13. Quelle(s) alternative(s) « démocratiquement responsable(s) » proposez-vous ?
L’association PourEVA (Pour une Ethique du Vote Automatisé) n’est pas contre le progrès. Une proportion élevée de ses membres émane d’ailleurs du monde de l’informatique et, plusieurs d’entre eux travaillent justement au progrès technique dans notre société. Mais tout progrès technique doit être réalisé en fonction d’une autre fin que le progrès technique lui-même. Dans le cas du vote électronique tel qu’il existe actuellement en Belgique, on a sacrifié à un prétendu progrès technique deux fondements de notre système démocratique : la garantie du secret du vote et la possibilité pour les électeurs de contrôler eux-mêmes les élections. Notre système de démocratie représentative trouve en effet sa légitimité dans le principe de souveraineté populaire qui ne s’exerce vraiment que le jour des élections. Si c’est le pouvoir en place et/ou des firmes privées qui contrôle(nt) seuls les opérations de vote, l’exercice de la souveraineté populaire n’est plus garanti.
La machine doit rester au service des buts que l’Homme lui assigne et non pas les soumettre à sa logique propre. Nous ne voulons pas conserver le vote papier traditionnel à tout prix et nous sommes certainement ouverts à la possibilité que les citoyens soient un jour assistés par des machines lors des opérations de vote et/ou de dépouillement.

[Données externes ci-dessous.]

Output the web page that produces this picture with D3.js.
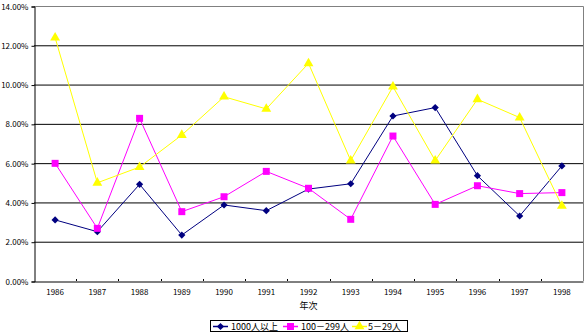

À condition que soient sauvegardés les principes d’une élection honnête : sauvegarde de la liberté du vote par la garantie du secret de celui-ci et contrôle des opérations électorales par les électeurs eux-mêmes. C’est à ces fins que le Législateur a établi, pour ce qui concerne le vote papier, une loi électorale extrêmement détaillée. De longues années de luttes politiques intenses ont été nécessaires pour que soient enfin garanties les conditions d’élections libres et honnêtes. L’introduction de machines n’est acceptable que si elle s’accorde au respect de ces conditions. Or le système de vote électronique avec ticket, tel qu’il sera imposé à une majorité des électeurs en Belgique lors des prochaines élections, les bafoue indubitablement. Et l’existence d’un « collège d’experts » qui reconnaît lui-même qu’il dispose de peu de moyens de contrôle et qui, de plus, est désigné par les institutions en place, ne peut en aucun cas remplacer ce contrôle citoyen.
Les modalités du système de vote et de dépouillement traditionnels, qui devraient subsister lors des prochaines élections dans toute la Wallonie (sauf les communes germanophones) et dans un nombre important de communes flamandes, nous servent donc de référence. Nous n’excluons pas qu’il soit un jour possible de concevoir des systèmes techniques pour assister les citoyens et assesseurs dans les opérations de vote et/ou de dépouillement, mais nous pensons que cela n’est pas le rôle d’une association citoyenne comme PourEVA de concevoir ou de mettre au point ces systèmes. Notons toutefois que plusieurs membres de notre association ont consacré un temps considérable à essayer de répondre à ce défi. Ils ont pu constater que cela n’est pas une tâche facile de concevoir un processus avec des machines dont les agissements soient entièrement contrôlables par tout citoyen-électeur sachant lire, écrire et compter. Aujourd’hui, seuls les systèmes traditionnels de vote et de dépouillement garantissent ce respect. Ce n’est pas pour rien, que, à part l’Estonie, tous les autres États européens qui s’y étaient essayé, ont aujourd’hui renoncé à poursuivre dans la voie de l’automatisation des opérations électorales. Ne jetons pas la proie pour l’ombre ! La démocratie et son bon fonctionnement sont trop importants pour garantir la paix civile.